Seal sa Domhan Thoir: sojourn in the Eastern World
Eire-Ireland:Journal of Irish Studies, Spring-Summer, 2003 by Nuala Ni Dhomhnaill
"And do you mean to tell me that they don't take drink at all?"
"No. They think that drinking is a mortal sin. It is against their
religion."
"God, that's hard. They must be very straight people."
"Oh yes they are."
"And tell me this if ye tell me no more: is it true what they say that Muslims have more than one wife?"
"Yes, sometimes they have more than one wife. Their religion allows them to have four."
"Four wives. That's awful, they must make right animals of themselves to even think of having four wives."

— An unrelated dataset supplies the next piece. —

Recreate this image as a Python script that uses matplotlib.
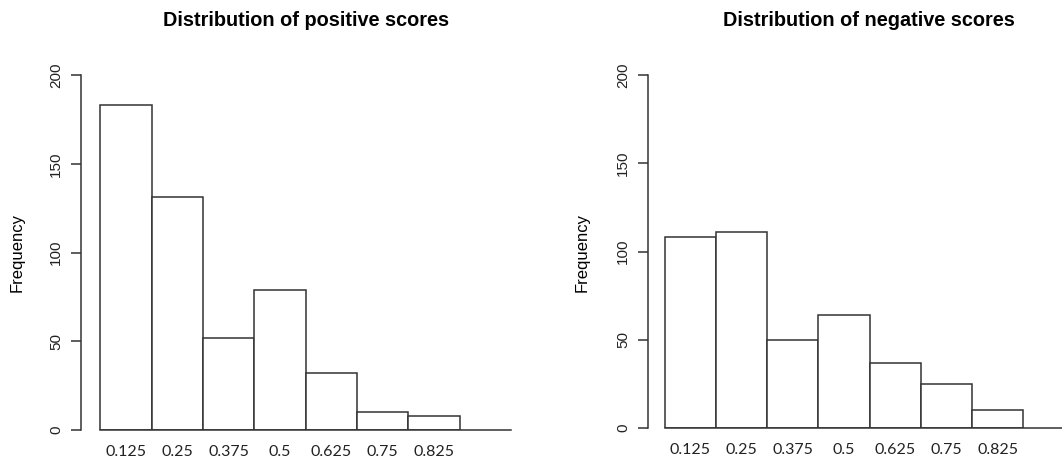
import numpy as np
import matplotlib.pyplot as plt

# histogram bin labels and counts
bins = ["0.125", "0.25", "0.375", "0.5", "0.625", "0.75", "0.825"]
positive = [183, 131, 52, 79, 32, 10, 8]
negative = [108, 111, 50, 64, 37, 25, 10]

W, H = 1062, 459
LINE = "#333333"
fig = plt.figure(figsize=(W / 100, H / 100), dpi=100)


def panel(left_px, base_px, top_px, bar_px, axis_gap, counts, title, title_x, ylab_x):
    n_units = 8
    right_px = left_px + axis_gap * bar_px + n_units * bar_px
    ax = fig.add_axes([left_px / W, (H - base_px) / H,
                       (right_px - left_px) / W, (base_px - top_px) / H])
    x = np.arange(len(counts))
    ax.bar(x, counts, width=1, align="edge", color="white",
           edgecolor=LINE, linewidth=1.1)
    ax.set_xlim(-axis_gap, n_units)
    ax.set_ylim(0, 200)
    ax.patch.set_alpha(0)
    for s in ["top", "right"]:
        ax.spines[s].set_visible(False)
    ax.spines["left"].set_bounds(0, 200)
    ax.spines["bottom"].set_bounds(0, n_units)
    ax.spines["bottom"].set_position(("data", 0))
    for s in ["left", "bottom"]:
        ax.spines[s].set_linewidth(1.1)
        ax.spines[s].set_color(LINE)
    ax.set_yticks([0, 50, 100, 150, 200])
    ax.set_yticklabels(["0", "50", "100", "150", "200"], rotation=90,
                       va="center", family="Liberation Sans", fontsize=11)
    ax.tick_params(axis="y", length=7, pad=6, width=1.1, color=LINE,
                   labelcolor="#222222")
    ax.set_xticks(x + 0.5)
    ax.set_xticklabels(bins, family="Lato", fontsize=11.5, color="#222222")
    ax.tick_params(axis="x", length=0, pad=11)
    fig.text(title_x / W, 1 - 21 / H, title, ha="center", va="center",
             fontsize=14.3, fontweight="bold", family="Liberation Sans")
    fig.text(ylab_x / W, 1 - 252 / H, "Frequency", rotation=90, ha="center",
             va="center", fontsize=12, family="Liberation Sans")
    return ax


panel(81, 430, 75, 51.3, 0.38, positive, "Distribution of positive scores", 306, 17)
panel(648, 428, 75, 51.2, 0.33, negative, "Distribution of negative scores", 869, 582)

fig.savefig("out.png", dpi=100)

Same difference. Plus ca change. The sort of thing that has always made me aware of the fact that so many things, whether ideas of dirt and pollution or ideas of inward and outward, edible and inedible, sacred and secular, are just lines that are drawn in a way that is highly culture-bound and pretty arbitrary, if not gratuitous altogether. All cultures draw these lines, it's just that they draw them at slightly different places. Living a la turca for five years at an early age made me something akin to an anthropologist. It also sharpened my sense of self and gave me a distanced and sometimes jaundiced view of my own culture. Feeling myself at home in a language so entirely different to Irish paradoxically helped me focus more than ever on Irish. Being outside an English-speaking world for so long also made me aware of my other mother-language. This all came to me from learning Turkish.

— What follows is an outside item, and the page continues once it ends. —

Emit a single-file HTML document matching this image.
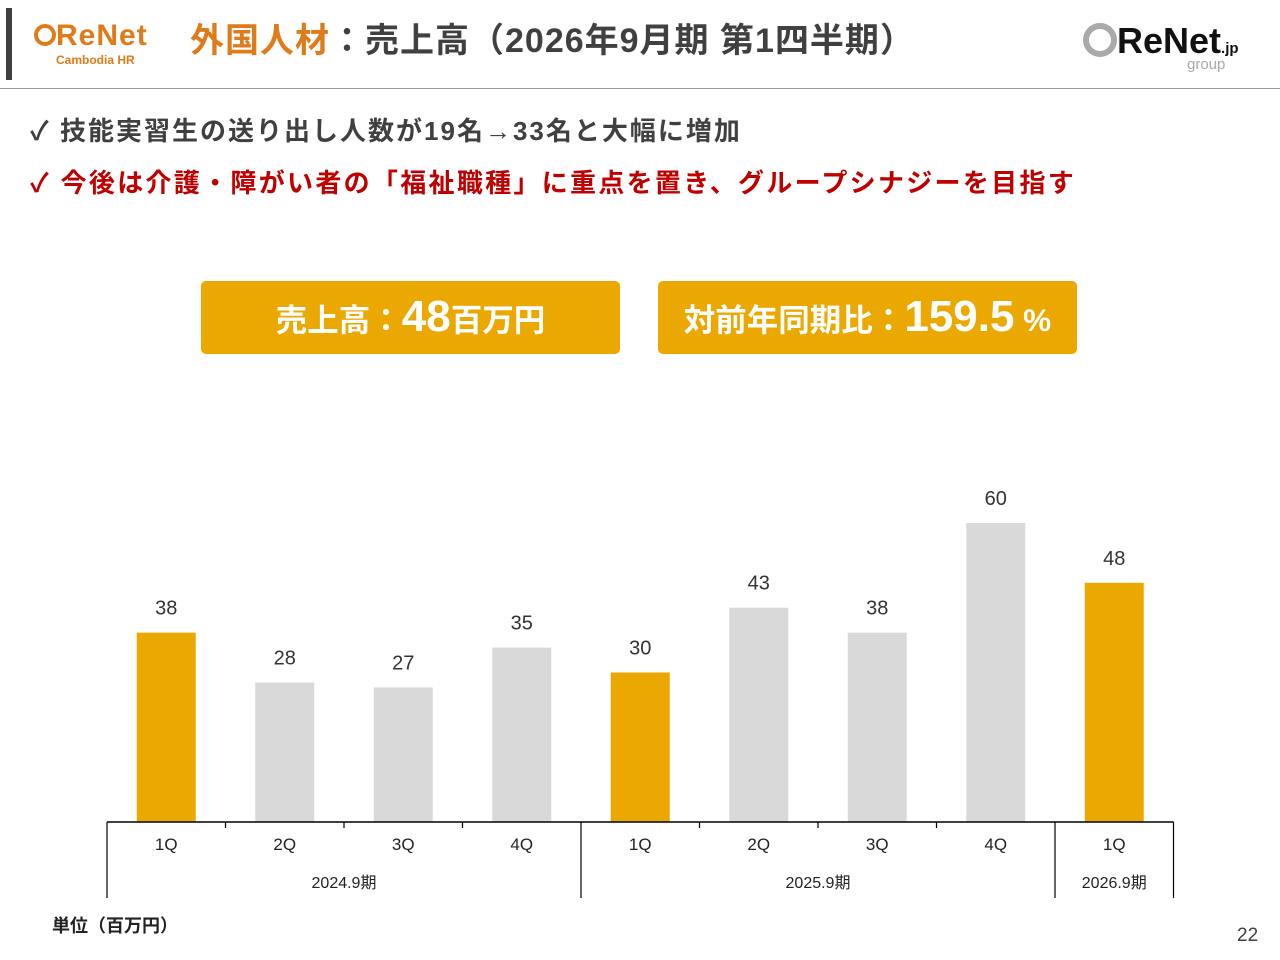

The language that Suleyman Dede taught me was a Turkish that was colloquial, slightly old-fashioned, and basically Middle Anatolian, rather than the more precious language spoken in Istanbul. Just as in Gaeltacht Irish, this is a language which has a large stock of proverbs and formulaic phrases that are used to raise a laugh or to clinch an argument. Suleyman Dede's Turkish is located somewhere between the written language and the spoken, perhaps with more emphasis on the spoken. This is best illustrated by its marked reliance on context. Who says what and to whom is very important, perhaps more so than is the case with most Western languages, because of the very construction of the language, where a single word may have an autonomous function to an extent unknown to us. For instance, Irlandalilastiramadiklarimizdanmisiniz, which means "are you one of those whom we could not turn into an Irish person?" Unlike the amazingly long words in German, which are really chains of words, this is one single word with the function and meaning of a whole sentence.

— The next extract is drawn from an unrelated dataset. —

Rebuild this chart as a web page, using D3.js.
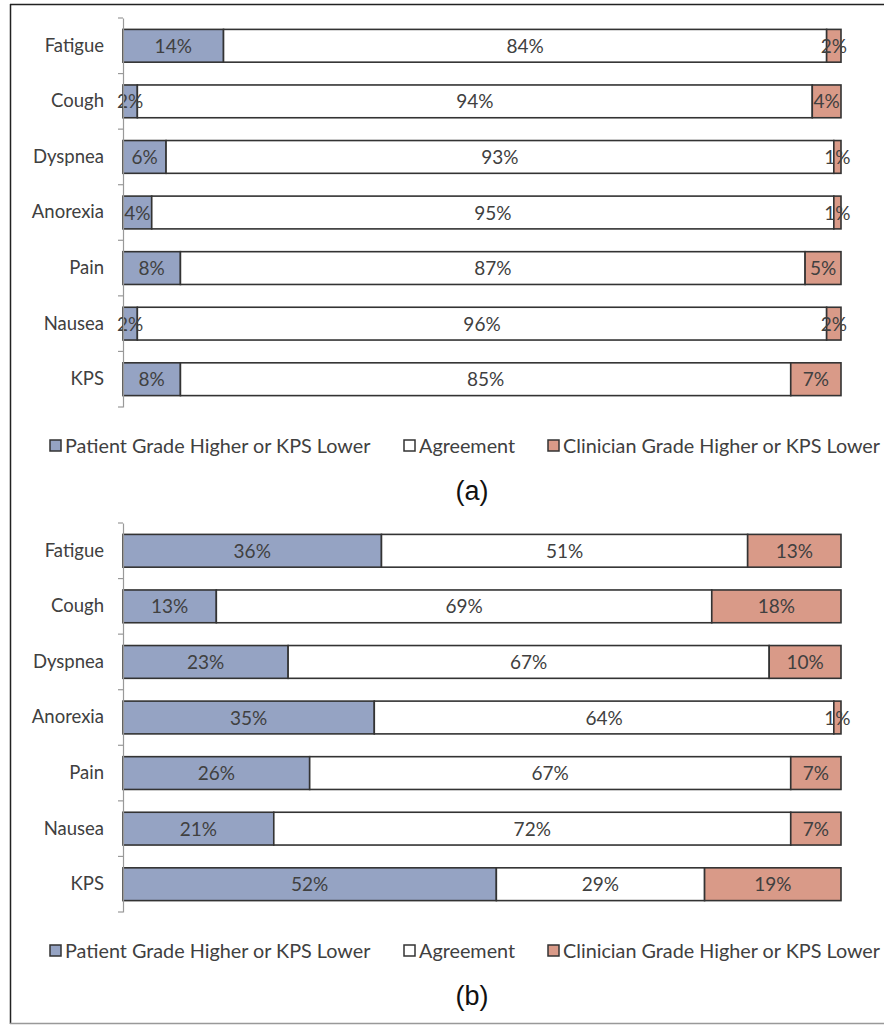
<!DOCTYPE html>
<html>
<head>
<meta charset="utf-8">
<script src="https://cdn.jsdelivr.net/npm/d3@7"></script>
<style>
  body { margin: 0; background: #fff; }
  svg { display: block; }
  text { font-family: Lato, "Open Sans", sans-serif; fill: #404040; }
</style>
</head>
<body>
<svg id="chart" width="884" height="1026"></svg>
<script>
const categories = ["Fatigue", "Cough", "Dyspnea", "Anorexia", "Pain", "Nausea", "KPS"];
const seriesNames = ["Patient Grade Higher or KPS Lower", "Agreement", "Clinician Grade Higher or KPS Lower"];
// panel (a)
const patientA = [14, 2, 6, 4, 8, 2, 8];
const agreeA = [84, 94, 93, 95, 87, 96, 85];
const clinicianA = [2, 4, 1, 1, 5, 2, 7];
// panel (b)
const patientB = [36, 13, 23, 35, 26, 21, 52];
const agreeB = [51, 69, 67, 64, 67, 72, 29];
const clinicianB = [13, 18, 10, 1, 7, 7, 19];

const colors = ["#95a3c3", "#ffffff", "#d99a88"];

const svg = d3.select("#chart");

// outer frame
svg.append("line").attr("x1", 10).attr("x2", 884).attr("y1", 4.5).attr("y2", 4.5)
  .attr("stroke", "#222").attr("stroke-width", 1.5);
svg.append("line").attr("x1", 10.5).attr("x2", 10.5).attr("y1", 4).attr("y2", 1024)
  .attr("stroke", "#222").attr("stroke-width", 1.5);
svg.append("line").attr("x1", 10).attr("x2", 884).attr("y1", 1023.5).attr("y2", 1023.5)
  .attr("stroke", "#999").attr("stroke-width", 1.5);

function drawPanel(top, p, a, c, tag) {
  const g = svg.append("g");
  const x = d3.scaleLinear().domain([0, 100]).range([123, 841]);
  const y = d3.scaleBand().domain(categories).range([top, top + 389]).paddingInner(0.41).paddingOuter(0.205);

  const rows = categories.map((cat, i) => {
    const vals = [p[i], a[i], c[i]];
    let acc = 0;
    return vals.map((v, k) => {
      const seg = { cat, k, v, x0: acc, x1: acc + v };
      acc += v;
      return seg;
    });
  }).flat();

  g.selectAll("rect.seg").data(rows).enter().append("rect")
    .attr("class", "seg")
    .attr("x", d => x(d.x0))
    .attr("y", d => y(d.cat))
    .attr("width", d => x(d.x1) - x(d.x0))
    .attr("height", y.bandwidth())
    .attr("fill", d => colors[d.k])
    .attr("stroke", "#333")
    .attr("stroke-width", 1.6);

  g.selectAll("text.val").data(rows).enter().append("text")
    .attr("class", "val")
    .attr("x", d => (x(d.x0) + x(d.x1)) / 2)
    .attr("y", d => y(d.cat) + y.bandwidth() / 2 + 7)
    .attr("text-anchor", "middle")
    .style("font-size", "19px")
    .text(d => d.v + "%");

  // vertical axis
  const axis = g.append("g").attr("transform", "translate(123,0)")
    .call(d3.axisLeft(y).tickSize(0).tickPadding(19).tickFormat(d => d));
  axis.select(".domain").attr("stroke", "#999").attr("stroke-width", 1.2);
  axis.selectAll("text").style("font-size", "18.5px").attr("fill", "#404040")
    .style("font-family", "Lato, 'Open Sans', sans-serif");
  const ticks = d3.range(categories.length + 1).map(i => top + i * 389 / categories.length);
  g.selectAll("line.tk").data(ticks).enter().append("line")
    .attr("x1", 118).attr("x2", 123)
    .attr("y1", d => d).attr("y2", d => d)
    .attr("stroke", "#999").attr("stroke-width", 1.2);

  // legend
  const legX = [50, 404, 548];
  const ly = top + 422;
  const leg = g.selectAll("g.leg").data(seriesNames).enter().append("g")
    .attr("class", "leg")
    .attr("transform", (d, i) => `translate(${legX[i]},${ly})`);
  leg.append("rect").attr("x", 0).attr("y", 0).attr("width", 11).attr("height", 11)
    .attr("fill", (d, i) => colors[i]).attr("stroke", "#333").attr("stroke-width", 1.5);
  leg.append("text").attr("x", 15).attr("y", 12.5)
    .style("font-size", "19.8px")
    .text(d => d);

  svg.append("text").attr("x", 472).attr("y", top + 482)
    .attr("text-anchor", "middle")
    .style("font-family", "'Liberation Sans', Arial, sans-serif")
    .style("font-size", "27px")
    .style("fill", "#111")
    .text(tag);
}

drawPanel(18, patientA, agreeA, clinicianA, "(a)");
drawPanel(523, patientB, agreeB, clinicianB, "(b)");
</script>
</body>
</html>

Nevertheless, in spite of the huge differences in syntax, I recognized something in the language that made me feel very much at home. Like the Gaeltacht Irish I had learned asa small child, the appropriate use of a key word from a well-known story or from a proverb can either clinch an argument or cause general hilarity. All one has to mention are the words ahu gozler or sirma sacli, 'almond eyes' or 'golden hair', and everyone knows you are referring to the apotropeaic over-praising of the dead, from the proverb "kor olur ahu gozlu olur; kel olur, sirma sacli olur," "when the blind man dies, they say that he had almond-like eyes; when the bald man dies, they say that he had golden hair." This is a good example of a Turkish proverb in that it contains the highly characteristic parallelism and balanced structure of two complementary clauses. Also the two verbs olur, 'to be', and olur, 'to die', have an alliterative and euphonic charm almost too strong to resist.